Tel le peintre, son pinceau, ils créent des œuvres d'art avec l'intelligence artificielle (IA). À Paris, trois copains d'enfance de 29 ans, réunis dans le collectif Obvious, pionnier du genre, parient sur l'envolée de cette révolution artistique. «De la même manière qu'un peintre utilise un couteau, un pinceau, une brosse, nous utilisons des algorithmes. Notre travail, c'est de choisir le bon», explique à l'AFP l'un d'entre eux, Pierre Fautrel, visage juvénile sous une barbe fournie.
Férus d'art et de science, Pierre, Hugo Caselles-Dupré et Gauthier Vernier ont sidéré le monde de l'art en 2018 en vendant plus de 400.000 euros chez Christie's, à New York, une œuvre présentée comme étant la première produite par un logiciel d'intelligence artificielle, Edmond de Belamy, un portrait fictif aux contours flous, imprimé sur toile. Ce premier pas a été réalisé grâce aux outils développés par d'autres pionniers, partagés en «open source», dont un code mis au point par un jeune prodige britannique de l'art numérique, Robbie Barrat. «Ça fait cinq ans qu'on travaille là-dessus, on a commencé à un moment où ce mouvement était vraiment à sa genèse, et les NFT's (objets numériques protégés par des certificats infalsifiables) comme l'IA, très peu répandu dans le monde de l'art», explique Gauthier Vernier.
Sept Merveilles du Monde
Pour Hugo Caselles-Dupré, cette révolution artistique est comparable à la «démocratisation» de la photo mais elle s'opérera «beaucoup plus vite, en 10 ou 20 ans». Fort des progrès de l'IA, qui permet aujourd'hui de générer des images à partir de textes, le trio français vient de présenter à Paris sa première exposition en solo baptisée 7.1, autour des Sept Merveilles du Monde. Cette série de sept toiles exposées en décembre et janvier à la galerie Danysz à Paris, est inspirée des mythiques Colosse de Rhodes, Jardins suspendus de Babylone, Phare d'Alexandrie et autres Merveilles. Conçues à partir d'images générées grâce à des textes antiques ingérés par l'intelligence artificielle, elles ont ensuite été reproduites à la peinture à l'huile sur des toiles. Très nettes et éclatantes de couleurs, elles rappellent l'imagerie des jeux vidéo, la BD ou l'Heroic Fantasy (monde de héros mythologiques, ndlr). «On s'est notamment servi de Platon et de descriptions de voyageurs de l'époque, qui sont tout ce qu'il reste des Sept Merveilles du Monde. On a fait un travail de bibliographie avec un historien pour créer des textes pouvant être injectés dans un algorithme et créer des visions», explique Pierre Fautrel. À partir d'une simple phrase, la machine est désormais capable de produire des représentations. «Une fois que les images créées sur ordinateur ont été satisfaisantes, on a choisi un style proche de la peinture à l'huile et engagé des artistes peintres pour les reproduire», ajoute Hugo Caselles-Dupré.
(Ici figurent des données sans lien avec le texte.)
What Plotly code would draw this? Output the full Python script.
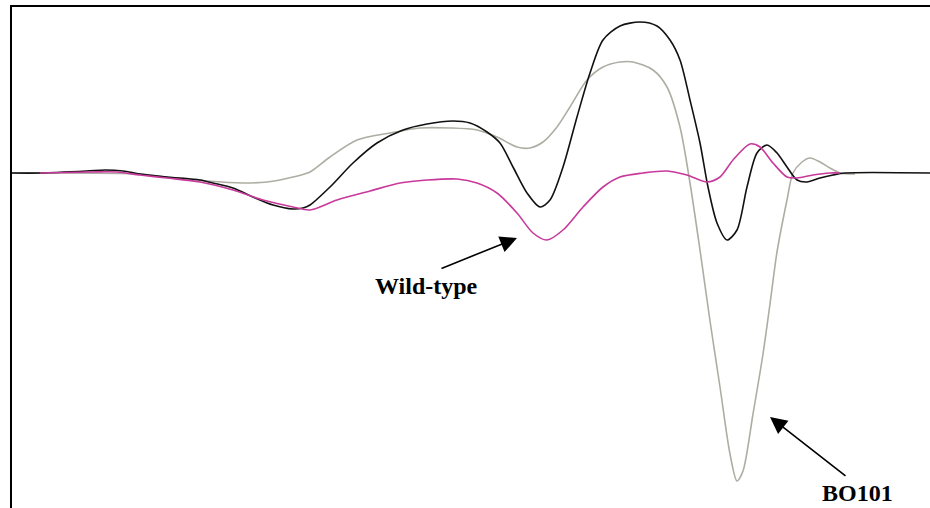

Plusieurs toiles ont été vendues 15.000 euros. Pour chacune, un double NFT - version numérique «augmentée» de l'œuvre physique - a été créé : regardés avec une tablette numérique, leurs paysages et sujets peints s'animent, les nuages se déplacent, les flammes crépitent, les vagues déferlent. Chaque NFT était vendu en cryptomonnaie «5 éthers, soit environ 7.000 euros», précise à l'AFP la galeriste qui les a exposés, Magda Danysz.
Passerelles
«On s'est retrouvé sur leur envie de dresser des passerelles entre le monde de l'art et la tech», ajoute cette passionnée qui s'intéresse depuis 30 ans aux «formes émergentes de création artistique». Les progrès fulgurants de l'IA laissent présager un monde où l'ordinateur serait capable d'apprendre et de créer, comme l'humain, une potentialité qui effraie. Conscient de cette crainte, le trio insiste sur la philosophie de sa démarche. «La place de l'humain est centrale. Ce que nous avons toujours défendu, c'est que les algorithmes sont des outils, en aucun cas une entité pensante qui viendrait remplacer l'artiste», insiste-t-il.
Parmi ses nombreux projets, financés par ses ventes, et à la recherche de partenaires, le trio œuvre à la création d'un «laboratoire de recherche» associé au monde académique, un peu «comme les ateliers de la Renaissance» qui mêlaient innovations techniques et art.